WHAT YOU ARE ASKED TO DO> Write out the material exactly. Do not include the pictures.

################

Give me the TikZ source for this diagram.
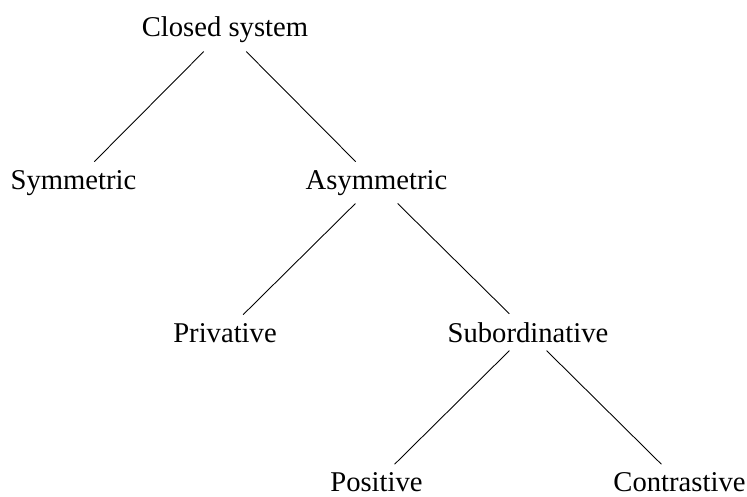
\documentclass[tikz,border=0pt]{standalone}
\usepackage{fontspec}
\setmainfont{Liberation Serif}
\usepackage{tikz}
\usetikzlibrary{shapes,backgrounds,arrows}

\begin{document}
\begin{tikzpicture}[every node/.style={anchor=base, inner sep=4.5pt, font=\fontsize{16.3}{19.6}\selectfont}, line width=0.5pt]
			\useasboundingbox (0.0, 0.0) rectangle (14.94, 9.92);
			\coordinate (top) at (4.50, 9.18);
			\coordinate (left1) at (1.47, 6.14);
			\coordinate (right1) at (7.53, 6.14);
			\coordinate (left2) at (4.50, 3.08);
			\coordinate (right2) at (10.56, 3.08);
			\coordinate (left3) at (7.53, 0.09);
			\coordinate (right3) at (13.59, 0.09);
			\node (closed) at (top) {Closed system};
			\node (symm) at (left1) {Symmetric};
			\node (asymm) at (right1) {Asymmetric};
			\node (priv) at (left2) {Privative};
			\node (subord) at (right2) {Subordinative};
			\node (pos) at (left3) {Positive};
			\node (contr) at (right3) {Contrastive};
			\draw (closed) -- (symm);
			\draw (closed) -- (asymm);
			\draw (asymm) -- (priv);
			\draw (asymm) -- (subord);
			\draw (subord) -- (pos);
			\draw (subord) -- (contr);
			% \draw (priv) -- (left3);
\end{tikzpicture}
\end{document}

################

ANSWER TO THE PROBLEM>
Give me the TikZ source for this diagram.
\documentclass[tikz,border=0pt]{standalone}
\usepackage{fontspec}
\setmainfont{Liberation Serif}
\usepackage{tikz}
\usetikzlibrary{shapes,backgrounds,arrows}

\begin{document}
\begin{tikzpicture}[every node/.style={anchor=base, inner sep=4.5pt, font=\fontsize{16.3}{19.6}\selectfont}, line width=0.5pt]
			\useasboundingbox (0.0, 0.0) rectangle (14.94, 9.92);
			\coordinate (top) at (4.50, 9.18);
			\coordinate (left1) at (1.47, 6.14);
			\coordinate (right1) at (7.53, 6.14);
			\coordinate (left2) at (4.50, 3.08);
			\coordinate (right2) at (10.56, 3.08);
			\coordinate (left3) at (7.53, 0.09);
			\coordinate (right3) at (13.59, 0.09);
			\node (closed) at (top) {Closed system};
			\node (symm) at (left1) {Symmetric};
			\node (asymm) at (right1) {Asymmetric};
			\node (priv) at (left2) {Privative};
			\node (subord) at (right2) {Subordinative};
			\node (pos) at (left3) {Positive};
			\node (contr) at (right3) {Contrastive};
			\draw (closed) -- (symm);
			\draw (closed) -- (asymm);
			\draw (asymm) -- (priv);
			\draw (asymm) -- (subord);
			\draw (subord) -- (pos);
			\draw (subord) -- (contr);
			% \draw (priv) -- (left3);
\end{tikzpicture}
\end{document}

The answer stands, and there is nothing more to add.